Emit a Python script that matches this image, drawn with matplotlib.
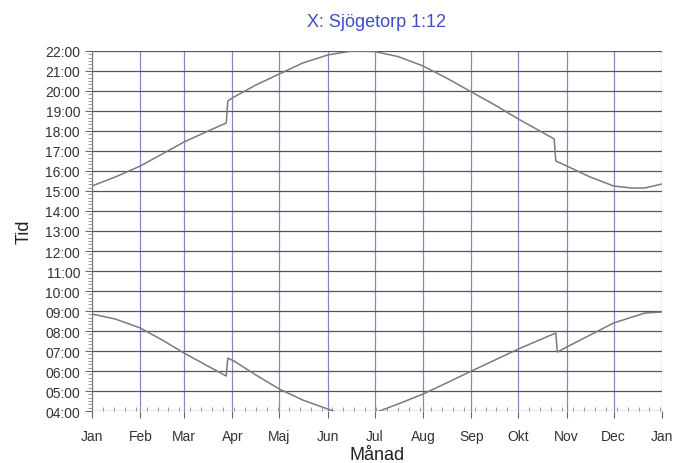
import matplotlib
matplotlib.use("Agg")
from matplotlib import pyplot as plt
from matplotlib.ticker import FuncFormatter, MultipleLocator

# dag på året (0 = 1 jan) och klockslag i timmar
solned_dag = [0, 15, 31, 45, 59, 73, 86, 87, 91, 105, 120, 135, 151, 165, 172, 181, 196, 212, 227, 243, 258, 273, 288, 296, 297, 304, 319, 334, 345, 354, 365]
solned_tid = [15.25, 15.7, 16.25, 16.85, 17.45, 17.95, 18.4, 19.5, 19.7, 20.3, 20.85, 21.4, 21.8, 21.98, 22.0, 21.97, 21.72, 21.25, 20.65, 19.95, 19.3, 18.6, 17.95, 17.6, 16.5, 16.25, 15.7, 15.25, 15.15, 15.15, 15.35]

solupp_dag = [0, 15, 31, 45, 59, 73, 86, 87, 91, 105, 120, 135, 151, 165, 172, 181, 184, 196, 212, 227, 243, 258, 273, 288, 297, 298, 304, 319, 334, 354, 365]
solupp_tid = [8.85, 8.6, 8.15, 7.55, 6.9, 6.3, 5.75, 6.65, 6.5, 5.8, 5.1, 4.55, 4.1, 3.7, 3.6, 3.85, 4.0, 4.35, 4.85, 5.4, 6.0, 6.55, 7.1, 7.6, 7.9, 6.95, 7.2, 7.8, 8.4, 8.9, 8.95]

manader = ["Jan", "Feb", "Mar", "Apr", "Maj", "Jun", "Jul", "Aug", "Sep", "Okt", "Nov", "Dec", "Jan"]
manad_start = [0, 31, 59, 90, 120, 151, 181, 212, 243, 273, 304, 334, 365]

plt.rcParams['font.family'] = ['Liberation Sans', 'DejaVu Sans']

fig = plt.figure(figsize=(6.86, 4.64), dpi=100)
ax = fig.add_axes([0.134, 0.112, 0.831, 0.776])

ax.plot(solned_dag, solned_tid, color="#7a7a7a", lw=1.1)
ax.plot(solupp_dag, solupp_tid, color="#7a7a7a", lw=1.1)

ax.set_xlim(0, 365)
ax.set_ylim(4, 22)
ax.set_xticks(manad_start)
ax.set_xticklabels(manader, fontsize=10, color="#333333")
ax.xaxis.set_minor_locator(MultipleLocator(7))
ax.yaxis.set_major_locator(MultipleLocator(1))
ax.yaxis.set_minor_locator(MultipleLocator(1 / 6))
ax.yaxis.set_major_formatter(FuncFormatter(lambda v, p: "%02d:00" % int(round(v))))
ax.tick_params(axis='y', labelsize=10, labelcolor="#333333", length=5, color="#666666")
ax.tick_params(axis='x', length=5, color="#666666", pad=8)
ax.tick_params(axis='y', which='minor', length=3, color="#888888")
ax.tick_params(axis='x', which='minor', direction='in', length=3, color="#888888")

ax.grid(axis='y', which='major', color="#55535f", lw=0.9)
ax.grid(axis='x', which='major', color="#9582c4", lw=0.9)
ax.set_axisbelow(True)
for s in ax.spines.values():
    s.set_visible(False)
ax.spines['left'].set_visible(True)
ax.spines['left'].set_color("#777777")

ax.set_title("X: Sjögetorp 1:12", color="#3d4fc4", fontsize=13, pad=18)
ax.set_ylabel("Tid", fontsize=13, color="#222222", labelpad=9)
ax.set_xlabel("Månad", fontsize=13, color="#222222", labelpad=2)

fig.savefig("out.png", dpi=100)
---
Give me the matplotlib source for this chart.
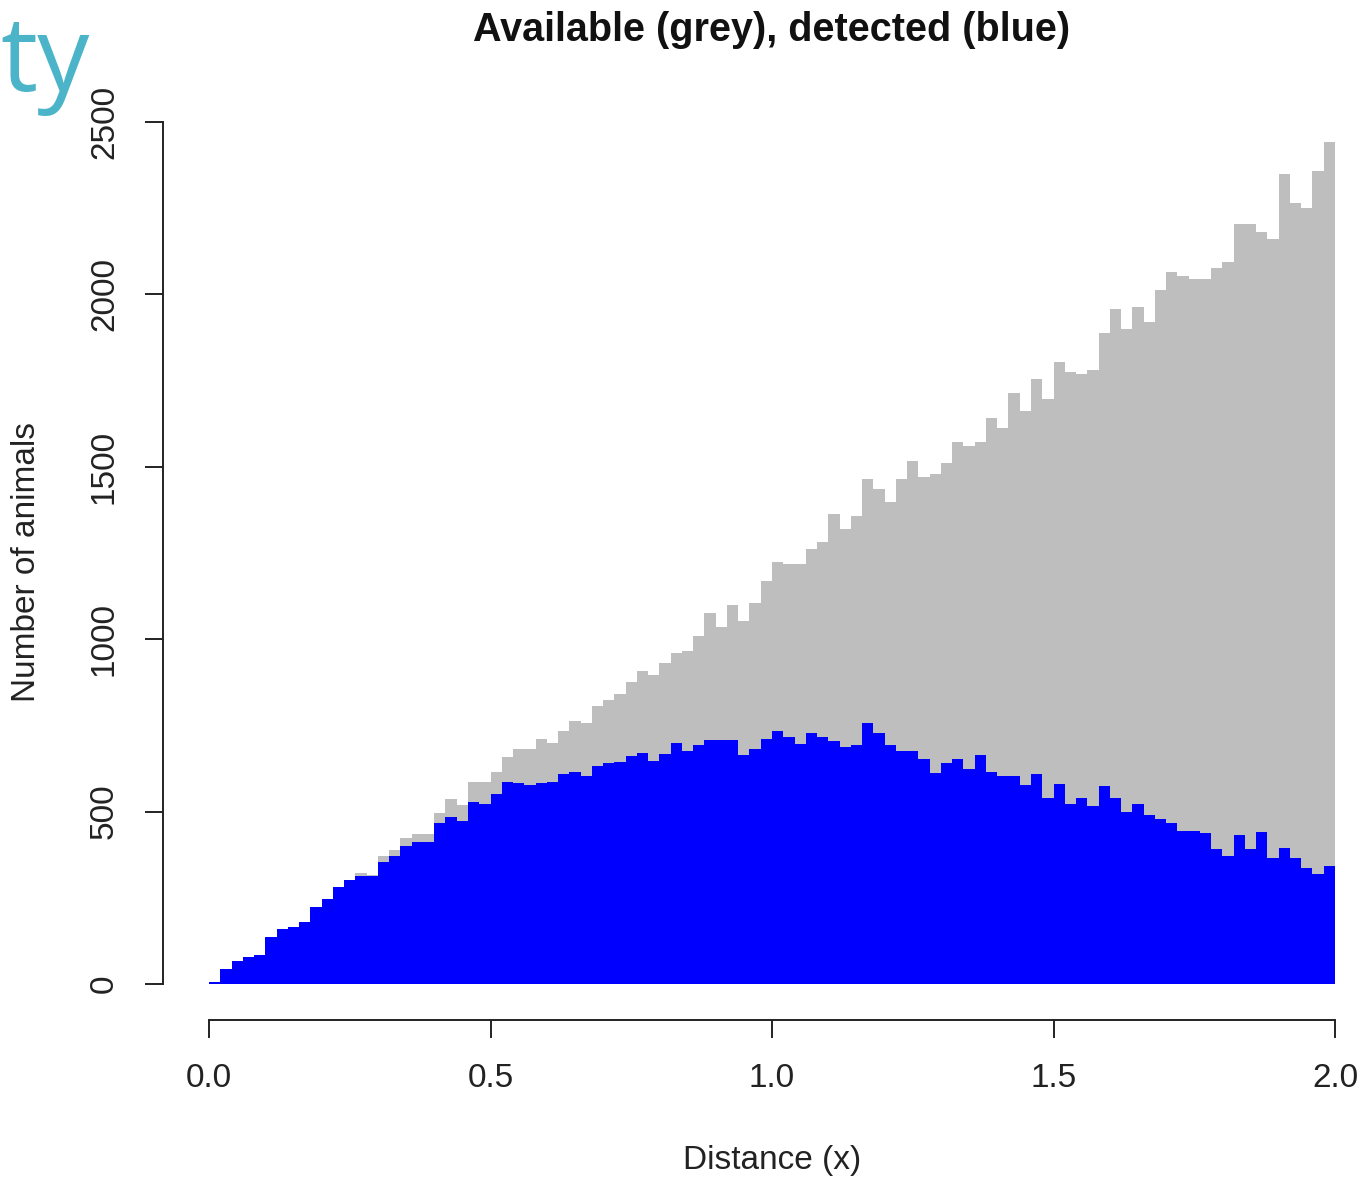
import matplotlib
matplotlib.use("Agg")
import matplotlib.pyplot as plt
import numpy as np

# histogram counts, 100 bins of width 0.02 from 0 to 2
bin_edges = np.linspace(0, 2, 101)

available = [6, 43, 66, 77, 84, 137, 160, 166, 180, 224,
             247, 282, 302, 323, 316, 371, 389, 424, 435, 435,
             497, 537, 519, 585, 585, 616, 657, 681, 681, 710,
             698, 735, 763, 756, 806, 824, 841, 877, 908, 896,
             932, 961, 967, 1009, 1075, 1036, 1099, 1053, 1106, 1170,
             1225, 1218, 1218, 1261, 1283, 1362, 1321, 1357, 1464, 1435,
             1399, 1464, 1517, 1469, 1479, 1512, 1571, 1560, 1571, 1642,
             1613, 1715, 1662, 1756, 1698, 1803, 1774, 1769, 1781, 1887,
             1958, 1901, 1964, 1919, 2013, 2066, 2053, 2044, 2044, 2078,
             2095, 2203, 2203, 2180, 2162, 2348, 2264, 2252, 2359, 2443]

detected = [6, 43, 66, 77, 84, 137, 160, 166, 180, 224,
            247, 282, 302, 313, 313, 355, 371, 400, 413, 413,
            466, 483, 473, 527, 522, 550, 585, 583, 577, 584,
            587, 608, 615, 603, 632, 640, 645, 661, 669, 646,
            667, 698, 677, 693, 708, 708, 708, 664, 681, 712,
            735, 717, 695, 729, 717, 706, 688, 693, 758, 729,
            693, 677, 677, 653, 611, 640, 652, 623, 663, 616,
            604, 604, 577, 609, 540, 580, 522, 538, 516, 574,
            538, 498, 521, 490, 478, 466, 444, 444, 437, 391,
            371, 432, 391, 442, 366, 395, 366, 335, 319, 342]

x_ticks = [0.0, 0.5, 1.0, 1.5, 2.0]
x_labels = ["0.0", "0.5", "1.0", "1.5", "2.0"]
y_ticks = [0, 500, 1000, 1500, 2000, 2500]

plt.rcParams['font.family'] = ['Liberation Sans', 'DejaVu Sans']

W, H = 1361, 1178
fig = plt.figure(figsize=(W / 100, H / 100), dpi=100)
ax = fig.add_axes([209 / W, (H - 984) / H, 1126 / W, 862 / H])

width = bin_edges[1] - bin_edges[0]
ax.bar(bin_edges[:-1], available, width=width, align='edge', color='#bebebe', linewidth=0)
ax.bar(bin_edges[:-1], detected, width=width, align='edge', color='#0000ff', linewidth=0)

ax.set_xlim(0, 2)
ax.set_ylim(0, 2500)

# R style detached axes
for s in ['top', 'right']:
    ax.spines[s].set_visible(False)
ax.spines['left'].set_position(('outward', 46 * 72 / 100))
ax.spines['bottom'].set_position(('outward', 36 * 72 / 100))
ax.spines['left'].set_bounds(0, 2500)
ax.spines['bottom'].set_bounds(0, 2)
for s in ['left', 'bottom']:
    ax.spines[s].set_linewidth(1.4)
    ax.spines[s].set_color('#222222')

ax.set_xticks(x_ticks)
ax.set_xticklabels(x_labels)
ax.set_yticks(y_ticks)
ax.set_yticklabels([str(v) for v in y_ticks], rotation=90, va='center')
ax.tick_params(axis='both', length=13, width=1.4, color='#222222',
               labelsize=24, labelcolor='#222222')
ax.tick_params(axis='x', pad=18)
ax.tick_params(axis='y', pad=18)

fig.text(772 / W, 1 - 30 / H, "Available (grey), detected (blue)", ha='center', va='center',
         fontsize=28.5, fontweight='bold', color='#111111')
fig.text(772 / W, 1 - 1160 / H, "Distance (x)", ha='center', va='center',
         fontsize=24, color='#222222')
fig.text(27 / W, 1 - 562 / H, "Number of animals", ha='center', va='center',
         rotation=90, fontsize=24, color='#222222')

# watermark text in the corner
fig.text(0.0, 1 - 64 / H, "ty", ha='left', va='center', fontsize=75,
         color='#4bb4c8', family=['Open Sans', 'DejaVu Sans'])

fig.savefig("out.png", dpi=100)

#### THE TASK
In the entries above, find every line holding the word "matplotlib" and copy it out.

#### SOLUTION TO THIS PROBLEM
Emit a Python script that matches this image, drawn with matplotlib.
import matplotlib
matplotlib.use("Agg")
from matplotlib import pyplot as plt
from matplotlib.ticker import FuncFormatter, MultipleLocator
Give me the matplotlib source for this chart.
import matplotlib
matplotlib.use("Agg")
import matplotlib.pyplot as plt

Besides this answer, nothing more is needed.